Heads up: California has recently passed several new laws relating to illegal harassment, including sexual harassment.
The first is AB 1443, which extends protections against discrimination and harassment in the Fair Employment and Housing Act to unpaid interns and participants in apprenticeship training programs.
The second is AB 2053. That law amends AB 1825 (Cal. Govt. Code § 12950.1), which provides for mandatory two-hour-minimum sexual harassment prevention training for California supervisors for companies with 50 or more employees/independent contractors. (Here’s more information about AB 1825.) AB 2053 adds another topic to be discussed during the AB 1825 training – that of preventing “abusive conduct” in the workplace.
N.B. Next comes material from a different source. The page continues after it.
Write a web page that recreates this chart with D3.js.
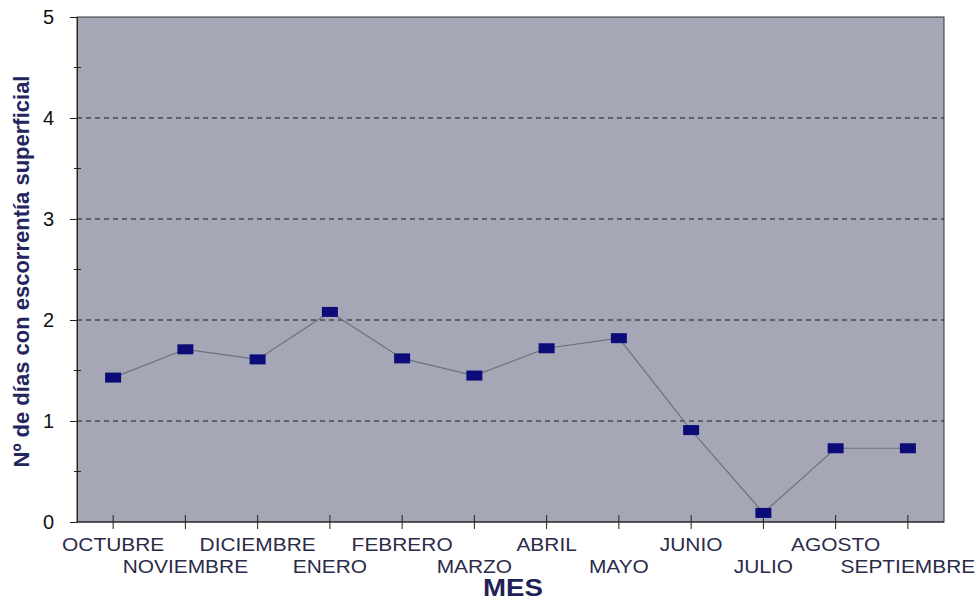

Note that AB 2053 does not make abusive workplace conduct grounds for a lawsuit. (Unless of course, that abusive conduct is or appears to be based on a protected category such as sex, race, or sexual orientation, in which case it’s probably illegal under FEHA already.) Instead, it specifies that the AB 1825 training must include information about preventing abusive workplace conduct. The statute specifically defines abusive conduct and provides examples of what it is – and what it isn’t.
Both of these statutes are effective beginning January 1, 2015. And they may have a third statute joining them: SB 1087. That bill would require additional sexual harassment prevention training and provides stricter penalties for farm workers, supervisors and contractors. SB 1087 has currently passed both the California Assembly and State Senate and is pending Governor Brown’s signature or veto.